Maybe the Jordan Cove pipeline project isn't as dead as it looked six weeks ago.
That's when the Federal Energy Regulatory Commission pulled the plug on the $7.6 billion Jordan Cove terminal in Coos Bay, Ore., a destination for liquefied natural gas pumped from Western Colorado on its way to buyers on the Pacific Rim.
But U.S. Reps. Scott Tipton of Cortez, Doug Lamborn of Colorado Springs and Ken Buck of Windsor think they can sway President Trump to get the project going again.
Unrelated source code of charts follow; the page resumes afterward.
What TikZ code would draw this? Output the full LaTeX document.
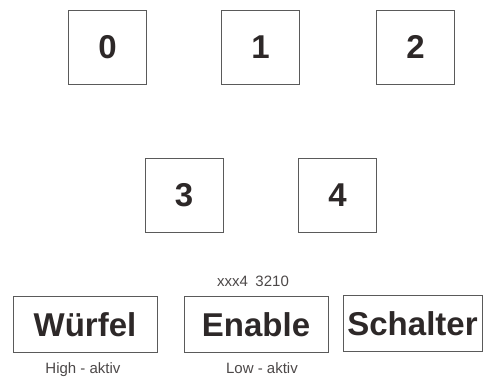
\documentclass[tikz,border=0pt]{standalone}
\usepackage{fontspec}
\setmainfont{Liberation Sans}
\usepackage{tikz}
\usetikzlibrary{positioning}
\definecolor{framegray}{RGB}{90, 90, 90}
\definecolor{inkgray}{RGB}{45, 40, 40}

\begin{document}
\begin{tikzpicture}[
    x=1pt, y=-1pt,
    digitbox/.style={draw=framegray, line width=0.9pt, minimum width=78pt, minimum height=74pt, inner sep=0pt, text=inkgray, font=\fontsize{33}{34}\selectfont\bfseries},
    namebox/.style={draw=framegray, line width=0.9pt, minimum height=56pt, inner sep=0pt, text=inkgray, font=\fontsize{33}{34}\selectfont\bfseries},
    smalltext/.style={inner sep=0pt, text=inkgray!85, font=\fontsize{15}{16}\selectfont}
]

% Canvas
\useasboundingbox (0,0) rectangle (483,379);

% Digit boxes
\foreach \n/\x/\y in {0/107.5/47, 1/260.5/47, 2/415.5/47, 3/184/195.5, 4/337.5/195.5} {
    \node[digitbox] (d\n) at (\x,\y) {\n};
}

% Bottom row
\node[namebox, minimum width=144pt] (wuerfel) at (85,324.5) {Würfel};
\node[namebox, minimum width=144pt] (enable) at (256,324.5) {Enable};
\node[namebox, minimum width=139pt] (schalter) at (412.5,323.5) {Schalter};

% Labels
\node[smalltext, above=9pt of enable, xshift=-3pt] (bits) {xxx4\enspace 3210};
\node[smalltext, below=9pt of wuerfel, xshift=-2pt] (high) {High - aktiv};
\node[smalltext, below=9pt of enable, xshift=6pt] (low) {Low - aktiv};

\end{tikzpicture}
\end{document}
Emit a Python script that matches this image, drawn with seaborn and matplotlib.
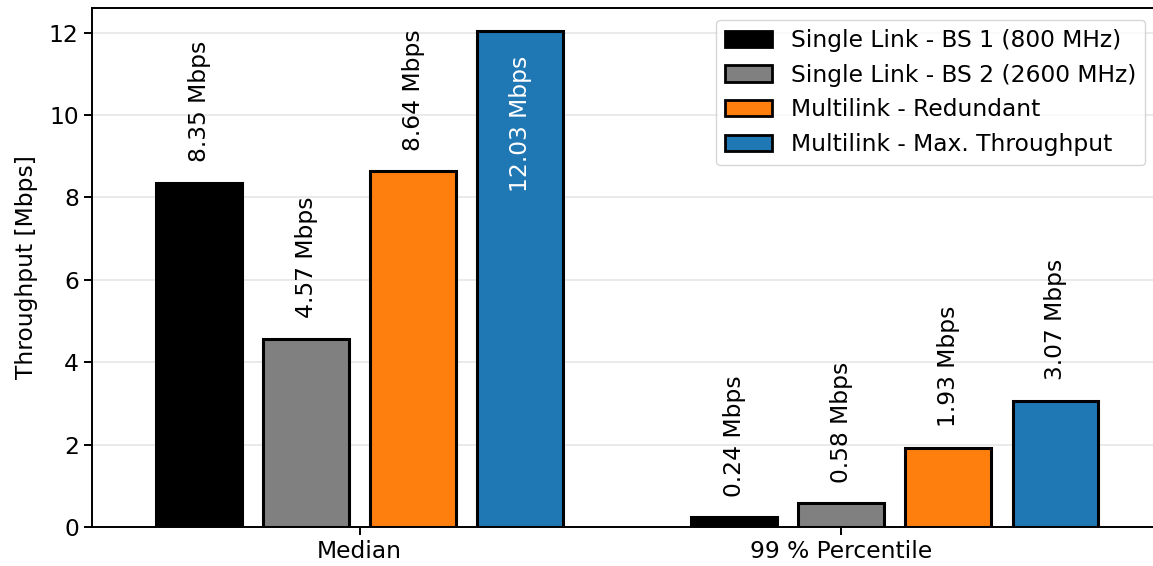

In a letter this week, the Colorado legislators - along with six other members of Congress - urged the administration to give the project a second look and make it priority.
They also would like Trump to get a move on filling vacancies within the Federal Energy Regulatory Commission, presumably with people who will take a more favorable look at Jordan Cove.
The letter states in part:
"The Jordan Cove Project and its associated gas production activities will create many well-paying jobs in western communities that desperately need and will happily welcome them; it will generate vast revenues for state and local coffers to fund vital infrastructure construction and maintenance, in addition to revenue for the federal Treasury; and it will supply key allies with American energy developed by the American worker in the most environmentally responsible way. For these reasons, the Jordan Cove Project has enjoyed strong, bipartisan support at all levels of government."
The letter also was signed by Rep. Mia Love of Utah, Jason Chaffetz of Utah, Chris Stewart of Utah, Liz Cheney of Wyoming, Paul Gosar of Arizona and Kurt Schrader of Oregon.
The Mancos Shale formation of the Piceance Basin, which includes much of northwestern Colorado, holds 66.3 trillion cubic feet of natural gas, 40 times more than previously suspected, a U.S. Geological Survey in June indicated.
The Federal Energy Regulatory Commission said it had given the Jordan Cove project's Canadian backers three and a half years to show there was a market for the gas, and the project backers had failed to do so.